西晋末に発生した八王の乱に際しては、劉淵が并州周辺の匈奴勢力を糾合、304年(永安元年)に離石において自立し大単于と号した。その後劉曜により趙公に封じられた石勒が并州を支配したが、石勒は318年(麟嘉3年)に襄国を拠点として自立し後趙を建国、朔方一帯(オルドス)を分割して朔州を新設した。後趙が滅びた後は華北東部を支配した三燕の領土となったが、同時に前秦・後秦・夏などの華北西部の政権も洛陽周辺に并州を置いていたため、東西に二つの并州がある状態が続いた(苻堅が短期間華北を統一した時期を除く)。

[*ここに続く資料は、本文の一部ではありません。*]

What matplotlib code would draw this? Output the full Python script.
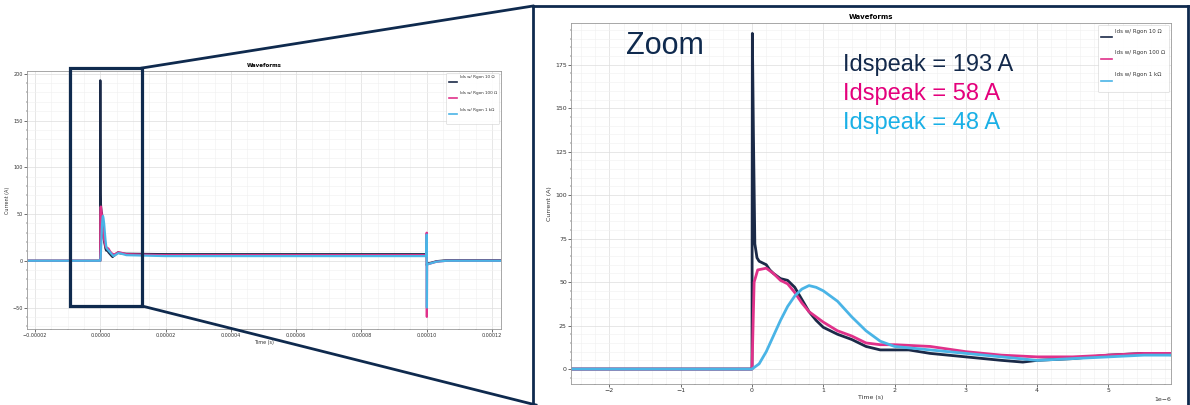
import numpy as np
import matplotlib
matplotlib.use('Agg')
import matplotlib.pyplot as plt
from matplotlib.lines import Line2D
from matplotlib.patches import Rectangle

W, H = 1190, 405

# waveform data, time in microseconds, current in A
t_10 = [-23, -2.5, -0.01, 0.0, 0.005, 0.02, 0.04, 0.07, 0.1, 0.15, 0.2, 0.25, 0.3, 0.4, 0.5,
        0.6, 0.7, 0.8, 0.9, 1.0, 1.2, 1.4, 1.6, 1.8, 2.0, 2.2, 2.5, 3.0, 3.5, 3.8, 4.0, 4.5,
        5.0, 5.5, 6.0, 8.0, 20, 60, 99.9, 100.0, 100.05, 100.1, 101, 103, 106, 124]
i_10 = [0, 0, 0, 0, 193, 135, 72, 64, 62, 61, 60, 57, 55, 52, 51,
        47, 40, 33, 28, 24, 20, 17, 13, 11, 11, 11, 9, 7, 5, 4, 5, 6,
        8, 9, 8, 7.5, 7, 7, 7, 8, -5, -3, -2.5, -0.5, 0.5, 0.5]

t_100 = [-23, -2.5, -0.01, 0.0, 0.03, 0.08, 0.2, 0.3, 0.4, 0.5, 0.6, 0.7, 0.8, 0.9, 1.0,
         1.2, 1.4, 1.6, 1.8, 2.0, 2.5, 3.0, 3.5, 4.0, 4.5, 5.0, 5.5, 6.0, 8.0, 20, 60,
         99.9, 100.0, 100.05, 100.1, 101, 103, 106, 124]
i_100 = [0, 0, 0, 0, 50, 57, 58, 55, 51, 49, 44, 38, 33, 30, 27,
         22, 19, 15, 14, 14, 13, 10, 8, 7, 7, 8, 9, 9, 7, 6, 6,
         6, 30, -60, -4, -3, -1, 0, 0]

t_1k = [-23, -2.5, -0.01, 0.0, 0.1, 0.2, 0.3, 0.4, 0.5, 0.6, 0.7, 0.8, 0.9, 1.0, 1.2,
        1.4, 1.6, 1.8, 2.0, 2.5, 3.0, 3.5, 4.0, 4.5, 5.0, 5.5, 6.0, 8.0, 20, 60,
        99.9, 100.0, 100.05, 100.1, 101, 103, 106, 124]
i_1k = [0, 0, 0, 0, 3, 10, 19, 28, 36, 42, 46, 48, 47, 45, 39,
        30, 22, 16, 13, 11, 9, 7, 5, 6, 7, 8, 8, 6, 5, 5,
        5, 28, -50, -4, -3, -1, 0, 0]

labels = ['Ids w/ Rgon 10 Ω', 'Ids w/ Rgon 100 Ω', 'Ids w/ Rgon 1 kΩ']
colors = ['#1b2a48', '#e0318a', '#4ab4e6']
peaks = ['Idspeak = 193 A', 'Idspeak = 58 A', 'Idspeak = 48 A']
peak_colors = ['#13294b', '#e4007c', '#1ab0e6']
navy = '#0f2a4e'

series = [(t_10, i_10), (t_100, i_100), (t_1k, i_1k)]


def ax_rect(x0, y0, x1, y1):
    return [x0 / W, 1 - y1 / H, (x1 - x0) / W, (y1 - y0) / H]


def px(x, y):
    return x / W, 1 - y / H


def draw_chart(ax, fs, lw, lfs, lsp):
    for (t, i), c, lab in zip(series, colors, labels):
        # extra blank lines push the handle below the text, like the original legend
        ax.plot(np.array(t) * 1e-6, i, color=c, lw=lw, label=lab + '\n \n ')
    ax.set_title('Waveforms', fontsize=fs + 0.5, fontweight='bold', pad=3)
    ax.set_xlabel('Time (s)', fontsize=fs, labelpad=1, color='#333333')
    ax.set_ylabel('Current (A)', fontsize=fs, labelpad=2, color='#333333')
    ax.tick_params(labelsize=fs, length=2, width=0.4, pad=1, labelcolor='#333333')
    ax.tick_params(which='minor', length=1, width=0.3)
    ax.minorticks_on()
    ax.grid(which='major', color='#dddddd', lw=0.5)
    ax.grid(which='minor', color='#f0f0f0', lw=0.4)
    for s in ax.spines.values():
        s.set_color('#999999')
        s.set_linewidth(0.6)
    ax.xaxis.get_offset_text().set_fontsize(fs)
    leg = ax.legend(loc='upper right', fontsize=lfs, labelspacing=lsp, handlelength=2.0,
                    handletextpad=0.6, borderpad=0.6, borderaxespad=0.4, framealpha=0.9)
    leg.get_frame().set_linewidth(0.4)
    for h in leg.get_lines():
        h.set_linewidth(1.2)
    for tx in leg.get_texts():
        tx.set_color('#333333')


fig = plt.figure(figsize=(W / 100, H / 100), dpi=100)
fig.patch.set_facecolor('white')

# overview chart
ax1 = fig.add_axes(ax_rect(27, 71, 501, 329))
draw_chart(ax1, 3.5, 1.6, 3.0, 0.75)
ax1.set_xlim(-2.245e-5, 1.2276e-4)
ax1.set_ylim(-73, 203)

# zoomed chart
ax2 = fig.add_axes(ax_rect(571, 23, 1171, 384))
draw_chart(ax2, 4.5, 2.0, 4.0, 0.95)
ax2.set_xlim(-2.54e-6, 5.88e-6)
ax2.set_ylim(-8.6, 199)

# zoom frame on the overview chart
x0, y0 = px(70, 306)
x1, y1 = px(142, 68)
fig.add_artist(Rectangle((x0, y0), x1 - x0, y1 - y0, transform=fig.transFigure,
                         fill=False, edgecolor=navy, lw=2.3, zorder=10))

# panel border around zoomed chart
for a, b in [((533, 410), (533, 6)), ((533, 6), (1188, 6)), ((1188, 6), (1188, 410))]:
    fig.add_artist(Line2D([px(*a)[0], px(*b)[0]], [px(*a)[1], px(*b)[1]],
                          transform=fig.transFigure, color=navy, lw=2.0, zorder=10))

# connector lines
for a, b in [((142, 68), (533, 6)), ((142, 306), (536, 405))]:
    fig.add_artist(Line2D([px(*a)[0], px(*b)[0]], [px(*a)[1], px(*b)[1]],
                          transform=fig.transFigure, color=navy, lw=2.0, zorder=10))

fig.text(*px(626, 46), 'Zoom', fontsize=22, color=navy, family='Liberation Sans',
         va='center', ha='left')
for k, (txt, c) in enumerate(zip(peaks, peak_colors)):
    fig.text(*px(843, 65 + 29 * k), txt, fontsize=17, color=c, family='Liberation Sans',
             va='center', ha='left')

fig.savefig('out.png', dpi=100, facecolor='white')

北魏の時代になると446年(太平真君7年)に肆州、448年(太和12年)に汾州が分割新設されるなど行政区画の細分化が進められた。北周は并州を要地として河北道総管府を設置した。
隋代
隋代が成立すると当初は2郡9県を管轄した。605年(大業元年)、遼州が廃止され、并州に統合された。607年(大業3年)、郡制施行に伴い太原郡と改称され、下部に15県を管轄した。隋代の行政区分に関しては下表を参照。
唐代以降
唐代は并州を北方防備の重要拠点として河東節度使が設置された。723年(開元11年)に并州を太原府に昇格、北京太原府として副都格の扱いとした。以後并州の名称は使用されなくなったが趙匡胤が「楊家将」として知られる名将の楊業を降して、979年(太平興国4年)に太原府(府治としては龍城と称した)を根拠とした北漢を滅ぼした際、太原府の城砦を破壊し、府から州へと降格させたため一時的に并州の名称が復活した。1059年(嘉祐4年)に太原府に再昇格したため再び消滅した。